Le moins que l’on puisse dire c’est qu’actuellement le système de remboursement des médicaments à la française est complexe : usagers comme médecins ont bien souvent du mal à s’y retrouver. Un récent rapport de Dominique Polton (conseillère à la Direction de la Caisse Nationale d’Assurance Maladie) propose ainsi le passage à un taux de remboursement unique. Si cette proposition aurait donc l’avantage de simplifier, elle est pourtant loin de séduire. Explications.
Un système actuel simple… en théorie
En théorie, le système actuel de remboursement des médicaments n’est pas si difficile à comprendre. On pourrait dire qu’il existe 5 taux distincts de prise en charge : 100 %, 65 %, 30 %, 15 % ou 0 % (c’est-à-dire aucun remboursement).

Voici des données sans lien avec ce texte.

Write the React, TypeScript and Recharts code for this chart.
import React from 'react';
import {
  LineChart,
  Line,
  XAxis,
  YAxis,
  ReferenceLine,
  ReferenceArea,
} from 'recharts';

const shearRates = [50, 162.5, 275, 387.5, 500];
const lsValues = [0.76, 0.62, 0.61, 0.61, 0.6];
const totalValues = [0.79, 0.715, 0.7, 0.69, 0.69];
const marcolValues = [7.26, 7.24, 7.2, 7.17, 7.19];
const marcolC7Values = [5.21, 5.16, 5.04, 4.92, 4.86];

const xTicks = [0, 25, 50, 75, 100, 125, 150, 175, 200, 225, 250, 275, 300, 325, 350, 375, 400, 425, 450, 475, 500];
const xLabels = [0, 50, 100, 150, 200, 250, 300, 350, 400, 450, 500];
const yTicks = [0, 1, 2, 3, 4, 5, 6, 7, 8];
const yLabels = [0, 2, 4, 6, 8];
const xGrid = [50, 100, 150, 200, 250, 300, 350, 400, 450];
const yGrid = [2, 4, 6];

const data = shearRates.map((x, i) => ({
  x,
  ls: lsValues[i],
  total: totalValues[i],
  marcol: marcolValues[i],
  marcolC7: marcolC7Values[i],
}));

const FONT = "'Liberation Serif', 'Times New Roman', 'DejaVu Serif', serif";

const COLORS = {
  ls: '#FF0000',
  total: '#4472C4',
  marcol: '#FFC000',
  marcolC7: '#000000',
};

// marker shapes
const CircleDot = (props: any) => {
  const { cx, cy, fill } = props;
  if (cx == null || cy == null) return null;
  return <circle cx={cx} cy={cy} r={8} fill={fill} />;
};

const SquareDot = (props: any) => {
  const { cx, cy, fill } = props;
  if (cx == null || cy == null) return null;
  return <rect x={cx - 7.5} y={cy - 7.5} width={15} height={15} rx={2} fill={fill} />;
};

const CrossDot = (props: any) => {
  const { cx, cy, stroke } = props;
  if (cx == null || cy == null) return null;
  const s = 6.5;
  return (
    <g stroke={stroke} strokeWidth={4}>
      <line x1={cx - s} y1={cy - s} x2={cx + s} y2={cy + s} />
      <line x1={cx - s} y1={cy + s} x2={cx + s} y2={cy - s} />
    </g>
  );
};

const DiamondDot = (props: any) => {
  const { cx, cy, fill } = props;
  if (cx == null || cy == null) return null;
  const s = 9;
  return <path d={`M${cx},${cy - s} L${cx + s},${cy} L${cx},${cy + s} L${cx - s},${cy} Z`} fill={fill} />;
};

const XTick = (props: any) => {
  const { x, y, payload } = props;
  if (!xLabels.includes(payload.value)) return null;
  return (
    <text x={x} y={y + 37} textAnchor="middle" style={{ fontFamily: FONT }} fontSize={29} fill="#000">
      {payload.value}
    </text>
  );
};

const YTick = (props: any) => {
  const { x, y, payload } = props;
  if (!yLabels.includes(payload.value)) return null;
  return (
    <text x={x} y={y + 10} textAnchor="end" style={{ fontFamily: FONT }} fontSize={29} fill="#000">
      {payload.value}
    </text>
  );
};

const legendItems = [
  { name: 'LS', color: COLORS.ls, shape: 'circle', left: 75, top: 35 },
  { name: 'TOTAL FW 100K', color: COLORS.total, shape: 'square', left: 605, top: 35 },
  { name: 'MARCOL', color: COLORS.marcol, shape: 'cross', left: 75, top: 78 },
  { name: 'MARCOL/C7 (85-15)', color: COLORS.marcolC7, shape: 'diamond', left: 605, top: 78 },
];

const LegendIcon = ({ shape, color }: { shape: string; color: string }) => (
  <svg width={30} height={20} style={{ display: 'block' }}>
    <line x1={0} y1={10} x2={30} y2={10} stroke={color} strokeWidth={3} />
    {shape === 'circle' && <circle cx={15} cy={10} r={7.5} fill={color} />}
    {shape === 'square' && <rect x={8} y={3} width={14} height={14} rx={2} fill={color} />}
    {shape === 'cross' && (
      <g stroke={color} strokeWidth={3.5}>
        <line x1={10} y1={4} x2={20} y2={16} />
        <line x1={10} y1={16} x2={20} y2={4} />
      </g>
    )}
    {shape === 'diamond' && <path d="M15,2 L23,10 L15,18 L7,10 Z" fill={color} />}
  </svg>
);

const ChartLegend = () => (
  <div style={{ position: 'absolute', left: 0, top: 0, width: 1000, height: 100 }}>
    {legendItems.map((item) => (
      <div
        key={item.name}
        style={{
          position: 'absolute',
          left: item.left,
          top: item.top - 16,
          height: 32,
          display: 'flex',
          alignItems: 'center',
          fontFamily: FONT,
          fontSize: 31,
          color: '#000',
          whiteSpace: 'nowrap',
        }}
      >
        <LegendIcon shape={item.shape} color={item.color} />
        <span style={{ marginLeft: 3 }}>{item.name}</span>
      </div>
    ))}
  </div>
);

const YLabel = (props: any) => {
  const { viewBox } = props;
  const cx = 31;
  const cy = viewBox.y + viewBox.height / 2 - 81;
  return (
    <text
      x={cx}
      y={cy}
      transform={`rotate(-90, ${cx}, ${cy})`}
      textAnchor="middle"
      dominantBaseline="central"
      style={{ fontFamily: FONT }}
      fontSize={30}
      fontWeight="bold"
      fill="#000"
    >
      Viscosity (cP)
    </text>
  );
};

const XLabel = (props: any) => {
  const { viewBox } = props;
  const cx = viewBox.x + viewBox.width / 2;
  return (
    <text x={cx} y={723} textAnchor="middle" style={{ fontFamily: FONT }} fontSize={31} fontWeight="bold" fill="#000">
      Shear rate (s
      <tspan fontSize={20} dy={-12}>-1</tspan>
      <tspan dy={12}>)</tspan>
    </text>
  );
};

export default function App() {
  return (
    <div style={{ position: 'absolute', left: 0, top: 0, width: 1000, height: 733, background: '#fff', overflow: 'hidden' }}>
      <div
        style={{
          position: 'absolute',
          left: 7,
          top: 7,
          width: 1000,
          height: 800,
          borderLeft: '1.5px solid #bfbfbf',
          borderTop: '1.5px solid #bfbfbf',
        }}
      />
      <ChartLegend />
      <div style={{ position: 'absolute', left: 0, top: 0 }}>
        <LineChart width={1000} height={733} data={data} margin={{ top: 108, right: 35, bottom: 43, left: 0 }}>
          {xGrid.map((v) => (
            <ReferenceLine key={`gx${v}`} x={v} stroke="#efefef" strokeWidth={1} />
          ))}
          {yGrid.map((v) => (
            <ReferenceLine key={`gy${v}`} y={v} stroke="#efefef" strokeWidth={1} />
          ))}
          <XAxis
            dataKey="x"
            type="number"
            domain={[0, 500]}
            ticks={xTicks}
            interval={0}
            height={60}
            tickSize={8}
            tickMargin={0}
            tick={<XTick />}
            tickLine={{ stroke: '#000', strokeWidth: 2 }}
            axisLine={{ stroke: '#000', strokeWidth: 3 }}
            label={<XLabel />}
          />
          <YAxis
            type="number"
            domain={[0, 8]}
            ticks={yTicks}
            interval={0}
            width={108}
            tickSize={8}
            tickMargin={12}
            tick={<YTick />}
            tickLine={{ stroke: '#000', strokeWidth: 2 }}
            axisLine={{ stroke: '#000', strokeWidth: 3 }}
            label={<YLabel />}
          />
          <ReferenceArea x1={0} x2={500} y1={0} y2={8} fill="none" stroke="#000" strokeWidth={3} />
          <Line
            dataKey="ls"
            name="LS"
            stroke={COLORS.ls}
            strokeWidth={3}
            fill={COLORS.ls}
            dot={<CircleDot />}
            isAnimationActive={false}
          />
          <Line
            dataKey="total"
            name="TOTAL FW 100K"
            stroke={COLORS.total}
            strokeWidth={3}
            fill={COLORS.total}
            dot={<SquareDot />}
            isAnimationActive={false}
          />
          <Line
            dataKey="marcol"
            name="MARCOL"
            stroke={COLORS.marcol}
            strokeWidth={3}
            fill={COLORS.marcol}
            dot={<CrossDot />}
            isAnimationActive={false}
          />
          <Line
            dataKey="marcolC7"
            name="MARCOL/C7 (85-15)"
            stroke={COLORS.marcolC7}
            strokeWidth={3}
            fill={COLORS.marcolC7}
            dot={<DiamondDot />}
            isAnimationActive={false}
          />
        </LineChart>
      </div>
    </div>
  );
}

Pour savoir quel taux de remboursement attribué à chaque médicament, la Haute Autorité de Santé (HAS) évalue ce que l’on nomme le « Service Médical Rendu », c’est-à-dire l’efficacité globale du médicament pour soigner une maladie. Sont pris en compte différents critères tels que l’efficacité du médicament lui-même, comparée à d’autres molécules, les effets secondaires, l’intérêt de santé publique, la gravité de la maladie à soigner, etc.
Un système complexe en pratique
Plutôt simple et logique, non ?
En pratique ça se complique un peu : les médicaments qui sont considérés comme irremplaçables (contre le cancer ou le VIH par exemple), qui sont chers ou qui sont attribués à des personnes en Affection de Longue Durée (ALD) sont remboursés à 100 % sans que le Service Médical Rendu ne soit réellement pris en compte.
De plus, lorsqu’un nouveau médicament a obtenu son Autorisation de Mise sur le Marché et qu’il peut donc être commercialisé, tous les autres médicaments existants et qui ont le même objectif thérapeutique sont réévalués : leur Service Médical Rendu peut alors être revu à la baisse à cause des progrès réalisés et le taux de remboursement passer par exemple de 65 à 30 %. Pas toujours facile à expliquer aux patients.
Un taux de remboursement unique ?
Comme c’est déjà le cas dans de nombreux pays, le remboursement à taux unique est donc proposé comme une solution. En effet, en prenant en compte toutes les exceptions et en faisant une moyenne générale, un médicament remboursé en théorie à 15 % est en pratique remboursé à 38 % par la Sécurité Sociale. Un taux de remboursement à 15 % voire à 30 % n’aurait donc plus sa raison d’être…
Un taux de remboursement unique, d’accord, mais à quel taux ? 50 %, 40 % ou 60 % comme on a pu l’entendre dire dans les couloirs du Ministère de la Santé (bien que la Ministre Marisol Touraine n’y soit pas favorable) ?
Un taux unique, ça veut dire aussi que certains médicaments verraient leur taux de remboursement augmenter et que d’autres ne seraient alors plus du tout pris en charge ? Diverses associations comme le Collectif interassociatif sur la santé (CISS) s’inquiète d’une telle mesure et s’interroge également sur les critères réellement pris en compte pour définir le Service Médical Rendu. Selon l’association, il n’est pas le même en fonction du médecin, du patient ou du laboratoire qui le fabrique, les intérêts divergent forcément.
Enfin, un taux unique ne serait pas une solution « rentable » pour combler le déficit de la Sécu sur le long terme. Si un médicament perd son remboursement ou est moins remboursé, le médecin aura en réalité tendance à prescrire un autre médicament avec un remboursement plus important. C’est ce que l’on appelle « l’effet report » qui est donc beaucoup plus onéreux sur le long terme.
A un peu plus d’un an des nouvelles élections, il est peu probable qu’une réforme aussi controversée soit mise en place dans les faits.